▶ **MATERIAL PROVIDED**
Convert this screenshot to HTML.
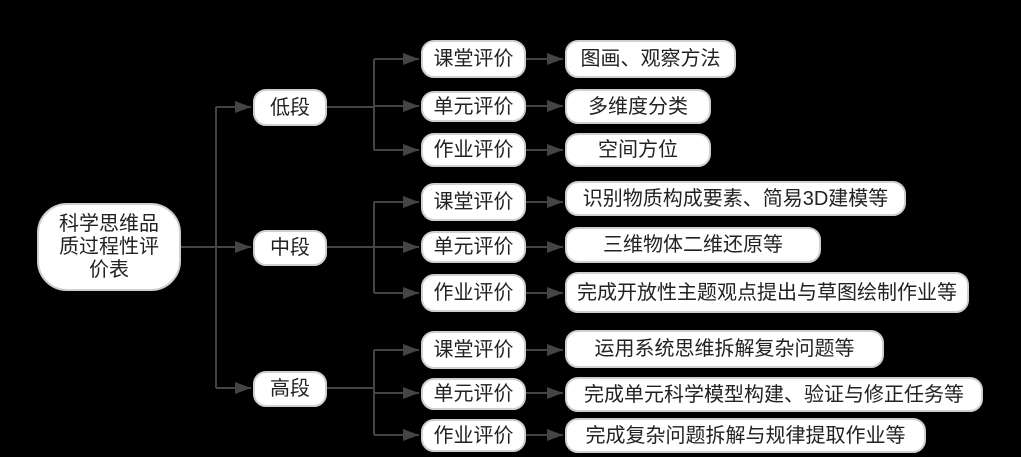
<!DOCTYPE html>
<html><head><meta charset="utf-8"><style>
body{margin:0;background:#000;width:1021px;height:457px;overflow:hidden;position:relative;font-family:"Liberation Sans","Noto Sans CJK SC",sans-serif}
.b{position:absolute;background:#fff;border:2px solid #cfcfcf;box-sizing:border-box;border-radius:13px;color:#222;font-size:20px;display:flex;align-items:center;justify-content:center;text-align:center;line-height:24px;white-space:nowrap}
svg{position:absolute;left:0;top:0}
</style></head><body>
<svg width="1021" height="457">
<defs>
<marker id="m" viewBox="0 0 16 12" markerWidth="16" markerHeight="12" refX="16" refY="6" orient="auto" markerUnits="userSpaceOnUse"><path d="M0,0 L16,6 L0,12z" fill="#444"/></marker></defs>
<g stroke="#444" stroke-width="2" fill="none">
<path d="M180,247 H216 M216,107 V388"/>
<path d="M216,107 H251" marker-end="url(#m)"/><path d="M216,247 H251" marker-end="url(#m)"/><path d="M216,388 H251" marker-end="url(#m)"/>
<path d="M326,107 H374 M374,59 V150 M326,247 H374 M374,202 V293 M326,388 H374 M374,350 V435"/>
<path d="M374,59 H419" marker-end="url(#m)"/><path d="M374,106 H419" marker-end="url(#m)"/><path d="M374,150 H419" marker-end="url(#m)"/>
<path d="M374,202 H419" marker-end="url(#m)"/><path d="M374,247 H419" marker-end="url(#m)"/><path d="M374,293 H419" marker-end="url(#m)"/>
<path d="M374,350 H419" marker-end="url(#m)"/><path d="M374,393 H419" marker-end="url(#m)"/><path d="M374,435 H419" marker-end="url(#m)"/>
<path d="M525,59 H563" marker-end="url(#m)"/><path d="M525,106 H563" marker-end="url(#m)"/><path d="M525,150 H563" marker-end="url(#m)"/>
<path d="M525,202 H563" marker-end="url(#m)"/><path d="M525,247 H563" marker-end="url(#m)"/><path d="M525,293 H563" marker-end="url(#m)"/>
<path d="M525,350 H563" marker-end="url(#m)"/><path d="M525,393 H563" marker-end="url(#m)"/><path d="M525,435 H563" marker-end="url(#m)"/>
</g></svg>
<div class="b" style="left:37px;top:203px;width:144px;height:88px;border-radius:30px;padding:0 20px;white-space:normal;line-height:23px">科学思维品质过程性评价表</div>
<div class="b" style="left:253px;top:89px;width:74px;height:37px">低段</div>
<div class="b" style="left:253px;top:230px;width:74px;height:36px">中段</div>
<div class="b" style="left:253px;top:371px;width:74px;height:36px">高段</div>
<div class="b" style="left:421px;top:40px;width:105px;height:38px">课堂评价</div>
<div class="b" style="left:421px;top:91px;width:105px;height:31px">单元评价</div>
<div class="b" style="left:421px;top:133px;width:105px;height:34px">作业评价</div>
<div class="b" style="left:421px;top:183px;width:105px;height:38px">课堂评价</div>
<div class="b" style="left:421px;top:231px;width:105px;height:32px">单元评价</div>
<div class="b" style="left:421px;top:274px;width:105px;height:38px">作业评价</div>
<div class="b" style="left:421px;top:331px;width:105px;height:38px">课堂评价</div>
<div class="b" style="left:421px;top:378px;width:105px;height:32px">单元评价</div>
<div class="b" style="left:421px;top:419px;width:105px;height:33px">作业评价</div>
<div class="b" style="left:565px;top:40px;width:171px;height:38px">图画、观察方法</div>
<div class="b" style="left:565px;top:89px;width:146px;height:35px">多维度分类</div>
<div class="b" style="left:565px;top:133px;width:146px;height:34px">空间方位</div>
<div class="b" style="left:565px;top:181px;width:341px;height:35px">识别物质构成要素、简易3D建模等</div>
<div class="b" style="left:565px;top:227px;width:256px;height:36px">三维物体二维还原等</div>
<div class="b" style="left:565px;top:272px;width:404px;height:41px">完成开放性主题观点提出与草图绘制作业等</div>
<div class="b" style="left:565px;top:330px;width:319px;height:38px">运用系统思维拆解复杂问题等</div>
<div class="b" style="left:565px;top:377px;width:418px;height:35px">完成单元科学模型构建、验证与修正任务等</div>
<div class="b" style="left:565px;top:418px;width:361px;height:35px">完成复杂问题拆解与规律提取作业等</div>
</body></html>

▶ **PROBLEM**
Return the material exactly as given, apart from the pictures.

▶ **THE OUTPUT**
Convert this screenshot to HTML.
<!DOCTYPE html>
<html><head><meta charset="utf-8"><style>
body{margin:0;background:#000;width:1021px;height:457px;overflow:hidden;position:relative;font-family:"Liberation Sans","Noto Sans CJK SC",sans-serif}
.b{position:absolute;background:#fff;border:2px solid #cfcfcf;box-sizing:border-box;border-radius:13px;color:#222;font-size:20px;display:flex;align-items:center;justify-content:center;text-align:center;line-height:24px;white-space:nowrap}
svg{position:absolute;left:0;top:0}
</style></head><body>
<svg width="1021" height="457">
<defs>
<marker id="m" viewBox="0 0 16 12" markerWidth="16" markerHeight="12" refX="16" refY="6" orient="auto" markerUnits="userSpaceOnUse"><path d="M0,0 L16,6 L0,12z" fill="#444"/></marker></defs>
<g stroke="#444" stroke-width="2" fill="none">
<path d="M180,247 H216 M216,107 V388"/>
<path d="M216,107 H251" marker-end="url(#m)"/><path d="M216,247 H251" marker-end="url(#m)"/><path d="M216,388 H251" marker-end="url(#m)"/>
<path d="M326,107 H374 M374,59 V150 M326,247 H374 M374,202 V293 M326,388 H374 M374,350 V435"/>
<path d="M374,59 H419" marker-end="url(#m)"/><path d="M374,106 H419" marker-end="url(#m)"/><path d="M374,150 H419" marker-end="url(#m)"/>
<path d="M374,202 H419" marker-end="url(#m)"/><path d="M374,247 H419" marker-end="url(#m)"/><path d="M374,293 H419" marker-end="url(#m)"/>
<path d="M374,350 H419" marker-end="url(#m)"/><path d="M374,393 H419" marker-end="url(#m)"/><path d="M374,435 H419" marker-end="url(#m)"/>
<path d="M525,59 H563" marker-end="url(#m)"/><path d="M525,106 H563" marker-end="url(#m)"/><path d="M525,150 H563" marker-end="url(#m)"/>
<path d="M525,202 H563" marker-end="url(#m)"/><path d="M525,247 H563" marker-end="url(#m)"/><path d="M525,293 H563" marker-end="url(#m)"/>
<path d="M525,350 H563" marker-end="url(#m)"/><path d="M525,393 H563" marker-end="url(#m)"/><path d="M525,435 H563" marker-end="url(#m)"/>
</g></svg>
<div class="b" style="left:37px;top:203px;width:144px;height:88px;border-radius:30px;padding:0 20px;white-space:normal;line-height:23px">科学思维品质过程性评价表</div>
<div class="b" style="left:253px;top:89px;width:74px;height:37px">低段</div>
<div class="b" style="left:253px;top:230px;width:74px;height:36px">中段</div>
<div class="b" style="left:253px;top:371px;width:74px;height:36px">高段</div>
<div class="b" style="left:421px;top:40px;width:105px;height:38px">课堂评价</div>
<div class="b" style="left:421px;top:91px;width:105px;height:31px">单元评价</div>
<div class="b" style="left:421px;top:133px;width:105px;height:34px">作业评价</div>
<div class="b" style="left:421px;top:183px;width:105px;height:38px">课堂评价</div>
<div class="b" style="left:421px;top:231px;width:105px;height:32px">单元评价</div>
<div class="b" style="left:421px;top:274px;width:105px;height:38px">作业评价</div>
<div class="b" style="left:421px;top:331px;width:105px;height:38px">课堂评价</div>
<div class="b" style="left:421px;top:378px;width:105px;height:32px">单元评价</div>
<div class="b" style="left:421px;top:419px;width:105px;height:33px">作业评价</div>
<div class="b" style="left:565px;top:40px;width:171px;height:38px">图画、观察方法</div>
<div class="b" style="left:565px;top:89px;width:146px;height:35px">多维度分类</div>
<div class="b" style="left:565px;top:133px;width:146px;height:34px">空间方位</div>
<div class="b" style="left:565px;top:181px;width:341px;height:35px">识别物质构成要素、简易3D建模等</div>
<div class="b" style="left:565px;top:227px;width:256px;height:36px">三维物体二维还原等</div>
<div class="b" style="left:565px;top:272px;width:404px;height:41px">完成开放性主题观点提出与草图绘制作业等</div>
<div class="b" style="left:565px;top:330px;width:319px;height:38px">运用系统思维拆解复杂问题等</div>
<div class="b" style="left:565px;top:377px;width:418px;height:35px">完成单元科学模型构建、验证与修正任务等</div>
<div class="b" style="left:565px;top:418px;width:361px;height:35px">完成复杂问题拆解与规律提取作业等</div>
</body></html>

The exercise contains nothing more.